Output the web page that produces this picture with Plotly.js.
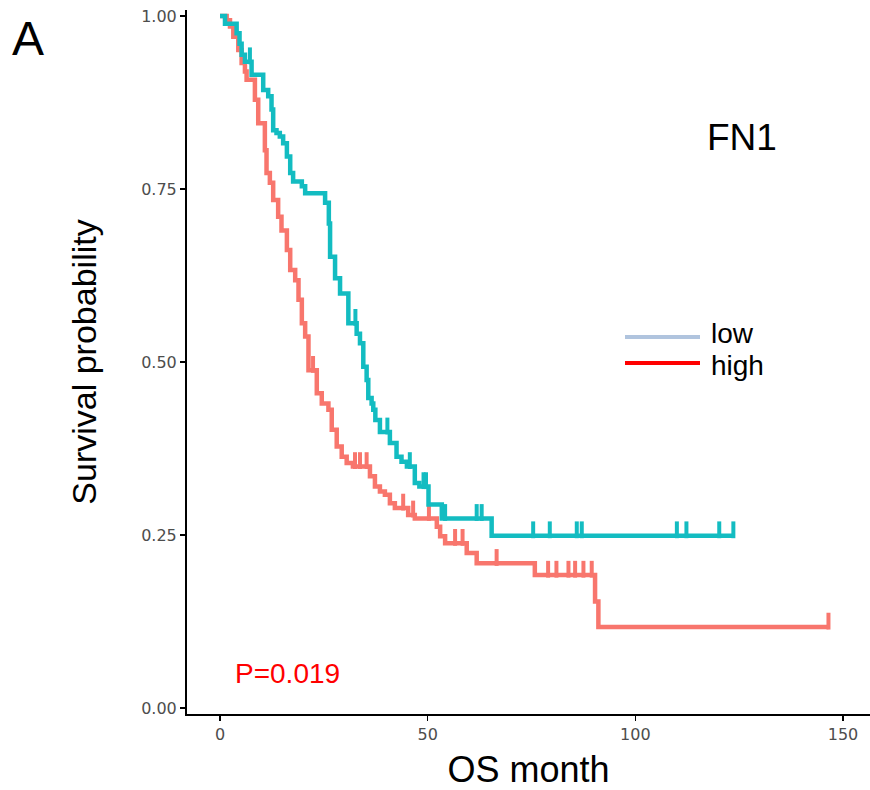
<!DOCTYPE html>
<html><head><meta charset="utf-8">
<script src="https://cdn.plot.ly/plotly-3.0.1.min.js"></script>
<style>html,body{margin:0;padding:0;background:#fff}</style>
</head><body><div id="chart" style="width:870px;height:790px"></div>
<script>
// ---- data ----
const groupNames = ["low", "high"];
const lowTime = [0, 1.2, 4.0, 4.7, 5.2, 6.0, 7.6, 10.4, 11.6, 12.4, 12.8, 13.6, 14.4, 15.2, 16.1, 16.9, 17.6, 19.7, 20.5, 25.3, 26.2, 26.5, 27.7, 28.9, 30.9, 32.9, 33.7, 34.5, 35.3, 35.7, 36.5, 36.9, 37.4, 38.5, 40.9, 42.5, 43.7, 45.0, 46.9, 48.0, 50.2, 53.4, 65.4, 123.6];
const lowSurv = [1.0, 0.989, 0.975, 0.960, 0.944, 0.934, 0.915, 0.893, 0.884, 0.865, 0.835, 0.831, 0.826, 0.816, 0.797, 0.773, 0.761, 0.754, 0.744, 0.730, 0.700, 0.652, 0.621, 0.599, 0.556, 0.541, 0.527, 0.493, 0.474, 0.448, 0.440, 0.431, 0.416, 0.399, 0.383, 0.363, 0.356, 0.349, 0.325, 0.320, 0.294, 0.274, 0.249, 0.249];
const lowCensor = [7.2, 32.6, 40.3, 45.7, 49.0, 49.6, 54.2, 61.8, 63.0, 75.4, 79.4, 85.9, 87.1, 110.0, 112.3, 120.2, 123.6];
const highTime = [0, 1.6, 2.4, 3.2, 4.4, 5.2, 6.0, 6.4, 8.4, 9.2, 10.8, 11.2, 12.0, 12.8, 14.0, 14.8, 16.1, 16.9, 18.1, 18.9, 19.7, 20.5, 21.3, 23.3, 24.5, 26.1, 26.9, 28.1, 29.3, 30.5, 32.0, 36.1, 37.3, 38.5, 39.7, 40.9, 42.1, 45.3, 46.9, 52.2, 53.0, 54.2, 59.4, 61.8, 75.8, 90.3, 91.1, 146.5];
const highSurv = [1.0, 0.994, 0.985, 0.970, 0.951, 0.932, 0.920, 0.908, 0.879, 0.845, 0.806, 0.773, 0.759, 0.734, 0.710, 0.690, 0.662, 0.633, 0.618, 0.590, 0.556, 0.537, 0.488, 0.455, 0.440, 0.431, 0.402, 0.378, 0.363, 0.354, 0.349, 0.335, 0.320, 0.313, 0.308, 0.296, 0.289, 0.279, 0.274, 0.262, 0.248, 0.238, 0.224, 0.209, 0.192, 0.154, 0.117, 0.117];
const highCensor = [22.4, 32.5, 33.7, 35.3, 44.1, 46.5, 50.3, 56.6, 58.4, 66.6, 79.0, 81.0, 83.9, 85.5, 87.5, 89.5, 146.5];
const xTicks = [0, 50, 100, 150];
const yTicks = [0, 0.25, 0.5, 0.75, 1];
const yTickText = ["0.00", "0.25", "0.50", "0.75", "1.00"];
const geneName = "FN1";
const pValueText = "P=0.019";

// ---- helpers ----
function stepAt(times, surv, t) {
  let s = surv[0];
  for (let i = 0; i < times.length; i++) { if (times[i] <= t) s = surv[i]; else break; }
  return s;
}
const W = 870, H = 790, L = 187, R = 0, T = 10, B = 76;
const px = x => (x - L) / (W - L - R);
const py = y => (H - B - y) / (H - T - B);
const font = "Liberation Sans, Arial, Helvetica, sans-serif";
const tickFont = "DejaVu Sans, Liberation Sans, Arial, sans-serif";
const cLow = "#13BCC1", cHigh = "#F8766D";
const censorLift = 0.0085;

function curve(times, surv, color) {
  return {x: times, y: surv, type: "scatter", mode: "lines", line: {shape: "hv", color: color, width: 4.5}, showlegend: false, hoverinfo: "skip"};
}
function censors(ct, times, surv, color) {
  return {x: ct, y: ct.map(t => stepAt(times, surv, t) + censorLift), type: "scatter", mode: "markers",
    marker: {symbol: "line-ns", size: 12, line: {color: color, width: 4}}, showlegend: false, hoverinfo: "skip"};
}

const data = [
  curve(highTime, highSurv, cHigh),
  censors(highCensor, highTime, highSurv, cHigh),
  curve(lowTime, lowSurv, cLow),
  censors(lowCensor, lowTime, lowSurv, cLow)
];

const axisCommon = {showline: true, linecolor: "#000", linewidth: 2, ticks: "outside", ticklen: 5, tickwidth: 1.5, tickcolor: "#000",
  showgrid: false, zeroline: false, tickfont: {family: tickFont, size: 16, color: "#4D4D4D"}};

const layout = {
  width: W, height: H, margin: {l: L, r: R, t: T, b: B}, paper_bgcolor: "#fff", plot_bgcolor: "#fff",
  showlegend: false,
  xaxis: Object.assign({}, axisCommon, {range: [-7.95, 156.5], tickvals: xTicks,
    title: {text: "OS month", font: {family: font, size: 36, color: "#000"}, standoff: 16}}),
  yaxis: Object.assign({}, axisCommon, {range: [-0.0087, 1.0087], tickvals: yTicks, ticktext: yTickText,
    title: {text: "Survival probability", font: {family: font, size: 34, color: "#000"}, standoff: 34}}),
  shapes: [
    {type: "line", xref: "paper", yref: "paper", x0: px(625), x1: px(700), y0: py(337), y1: py(337), line: {color: "#B0C4DE", width: 4}},
    {type: "line", xref: "paper", yref: "paper", x0: px(625), x1: px(700), y0: py(363), y1: py(363), line: {color: "#FF0000", width: 4}}
  ],
  annotations: [
    {text: "A", xref: "paper", yref: "paper", x: px(10), y: py(38), xanchor: "left", yanchor: "middle", showarrow: false, font: {family: font, size: 48, color: "#000"}},
    {text: geneName, xref: "paper", yref: "paper", x: px(742), y: py(138), xanchor: "center", yanchor: "middle", showarrow: false, font: {family: font, size: 37, color: "#000"}},
    {text: pValueText, xref: "paper", yref: "paper", x: px(233), y: py(673), xanchor: "left", yanchor: "middle", showarrow: false, font: {family: font, size: 28, color: "#FF0000"}},
    {text: groupNames[0], xref: "paper", yref: "paper", x: px(709), y: py(333), xanchor: "left", yanchor: "middle", showarrow: false, font: {family: font, size: 28, color: "#000"}},
    {text: groupNames[1], xref: "paper", yref: "paper", x: px(709), y: py(366), xanchor: "left", yanchor: "middle", showarrow: false, font: {family: font, size: 28, color: "#000"}}
  ]
};

Plotly.newPlot("chart", data, layout, {displayModeBar: false, staticPlot: true});
</script>
</body></html>
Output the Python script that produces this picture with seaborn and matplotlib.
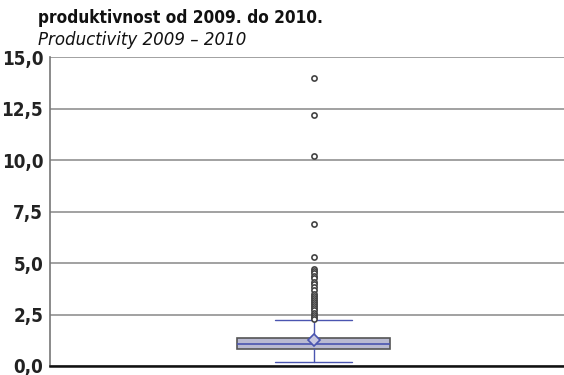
__________
*Written exercise*: Every line of the data above should be quoted exactly. Omit the pictures.

*Response*:
Output the web page that produces this picture with Plotly.js.
<!DOCTYPE html>
<html><head><meta charset="utf-8">
<script src="https://cdn.plot.ly/plotly-3.0.1.min.js"></script>
<style>html,body{margin:0;padding:0;background:#fff}</style>
</head><body><div id="chart" style="width:870px;height:790px"></div>
<script>
// ---- data ----
const groupNames = ["low", "high"];
const lowTime = [0, 1.2, 4.0, 4.7, 5.2, 6.0, 7.6, 10.4, 11.6, 12.4, 12.8, 13.6, 14.4, 15.2, 16.1, 16.9, 17.6, 19.7, 20.5, 25.3, 26.2, 26.5, 27.7, 28.9, 30.9, 32.9, 33.7, 34.5, 35.3, 35.7, 36.5, 36.9, 37.4, 38.5, 40.9, 42.5, 43.7, 45.0, 46.9, 48.0, 50.2, 53.4, 65.4, 123.6];
const lowSurv = [1.0, 0.989, 0.975, 0.960, 0.944, 0.934, 0.915, 0.893, 0.884, 0.865, 0.835, 0.831, 0.826, 0.816, 0.797, 0.773, 0.761, 0.754, 0.744, 0.730, 0.700, 0.652, 0.621, 0.599, 0.556, 0.541, 0.527, 0.493, 0.474, 0.448, 0.440, 0.431, 0.416, 0.399, 0.383, 0.363, 0.356, 0.349, 0.325, 0.320, 0.294, 0.274, 0.249, 0.249];
const lowCensor = [7.2, 32.6, 40.3, 45.7, 49.0, 49.6, 54.2, 61.8, 63.0, 75.4, 79.4, 85.9, 87.1, 110.0, 112.3, 120.2, 123.6];
const highTime = [0, 1.6, 2.4, 3.2, 4.4, 5.2, 6.0, 6.4, 8.4, 9.2, 10.8, 11.2, 12.0, 12.8, 14.0, 14.8, 16.1, 16.9, 18.1, 18.9, 19.7, 20.5, 21.3, 23.3, 24.5, 26.1, 26.9, 28.1, 29.3, 30.5, 32.0, 36.1, 37.3, 38.5, 39.7, 40.9, 42.1, 45.3, 46.9, 52.2, 53.0, 54.2, 59.4, 61.8, 75.8, 90.3, 91.1, 146.5];
const highSurv = [1.0, 0.994, 0.985, 0.970, 0.951, 0.932, 0.920, 0.908, 0.879, 0.845, 0.806, 0.773, 0.759, 0.734, 0.710, 0.690, 0.662, 0.633, 0.618, 0.590, 0.556, 0.537, 0.488, 0.455, 0.440, 0.431, 0.402, 0.378, 0.363, 0.354, 0.349, 0.335, 0.320, 0.313, 0.308, 0.296, 0.289, 0.279, 0.274, 0.262, 0.248, 0.238, 0.224, 0.209, 0.192, 0.154, 0.117, 0.117];
const highCensor = [22.4, 32.5, 33.7, 35.3, 44.1, 46.5, 50.3, 56.6, 58.4, 66.6, 79.0, 81.0, 83.9, 85.5, 87.5, 89.5, 146.5];
const xTicks = [0, 50, 100, 150];
const yTicks = [0, 0.25, 0.5, 0.75, 1];
const yTickText = ["0.00", "0.25", "0.50", "0.75", "1.00"];
const geneName = "FN1";
const pValueText = "P=0.019";

// ---- helpers ----
function stepAt(times, surv, t) {
  let s = surv[0];
  for (let i = 0; i < times.length; i++) { if (times[i] <= t) s = surv[i]; else break; }
  return s;
}
const W = 870, H = 790, L = 187, R = 0, T = 10, B = 76;
const px = x => (x - L) / (W - L - R);
const py = y => (H - B - y) / (H - T - B);
const font = "Liberation Sans, Arial, Helvetica, sans-serif";
const tickFont = "DejaVu Sans, Liberation Sans, Arial, sans-serif";
const cLow = "#13BCC1", cHigh = "#F8766D";
const censorLift = 0.0085;

function curve(times, surv, color) {
  return {x: times, y: surv, type: "scatter", mode: "lines", line: {shape: "hv", color: color, width: 4.5}, showlegend: false, hoverinfo: "skip"};
}
function censors(ct, times, surv, color) {
  return {x: ct, y: ct.map(t => stepAt(times, surv, t) + censorLift), type: "scatter", mode: "markers",
    marker: {symbol: "line-ns", size: 12, line: {color: color, width: 4}}, showlegend: false, hoverinfo: "skip"};
}

const data = [
  curve(highTime, highSurv, cHigh),
  censors(highCensor, highTime, highSurv, cHigh),
  curve(lowTime, lowSurv, cLow),
  censors(lowCensor, lowTime, lowSurv, cLow)
];

const axisCommon = {showline: true, linecolor: "#000", linewidth: 2, ticks: "outside", ticklen: 5, tickwidth: 1.5, tickcolor: "#000",
  showgrid: false, zeroline: false, tickfont: {family: tickFont, size: 16, color: "#4D4D4D"}};

const layout = {
  width: W, height: H, margin: {l: L, r: R, t: T, b: B}, paper_bgcolor: "#fff", plot_bgcolor: "#fff",
  showlegend: false,
  xaxis: Object.assign({}, axisCommon, {range: [-7.95, 156.5], tickvals: xTicks,
    title: {text: "OS month", font: {family: font, size: 36, color: "#000"}, standoff: 16}}),
  yaxis: Object.assign({}, axisCommon, {range: [-0.0087, 1.0087], tickvals: yTicks, ticktext: yTickText,
    title: {text: "Survival probability", font: {family: font, size: 34, color: "#000"}, standoff: 34}}),
  shapes: [
    {type: "line", xref: "paper", yref: "paper", x0: px(625), x1: px(700), y0: py(337), y1: py(337), line: {color: "#B0C4DE", width: 4}},
    {type: "line", xref: "paper", yref: "paper", x0: px(625), x1: px(700), y0: py(363), y1: py(363), line: {color: "#FF0000", width: 4}}
  ],
  annotations: [
    {text: "A", xref: "paper", yref: "paper", x: px(10), y: py(38), xanchor: "left", yanchor: "middle", showarrow: false, font: {family: font, size: 48, color: "#000"}},
    {text: geneName, xref: "paper", yref: "paper", x: px(742), y: py(138), xanchor: "center", yanchor: "middle", showarrow: false, font: {family: font, size: 37, color: "#000"}},
    {text: pValueText, xref: "paper", yref: "paper", x: px(233), y: py(673), xanchor: "left", yanchor: "middle", showarrow: false, font: {family: font, size: 28, color: "#FF0000"}},
    {text: groupNames[0], xref: "paper", yref: "paper", x: px(709), y: py(333), xanchor: "left", yanchor: "middle", showarrow: false, font: {family: font, size: 28, color: "#000"}},
    {text: groupNames[1], xref: "paper", yref: "paper", x: px(709), y: py(366), xanchor: "left", yanchor: "middle", showarrow: false, font: {family: font, size: 28, color: "#000"}}
  ]
};

Plotly.newPlot("chart", data, layout, {displayModeBar: false, staticPlot: true});
</script>
</body></html>
Output the Python script that produces this picture with seaborn and matplotlib.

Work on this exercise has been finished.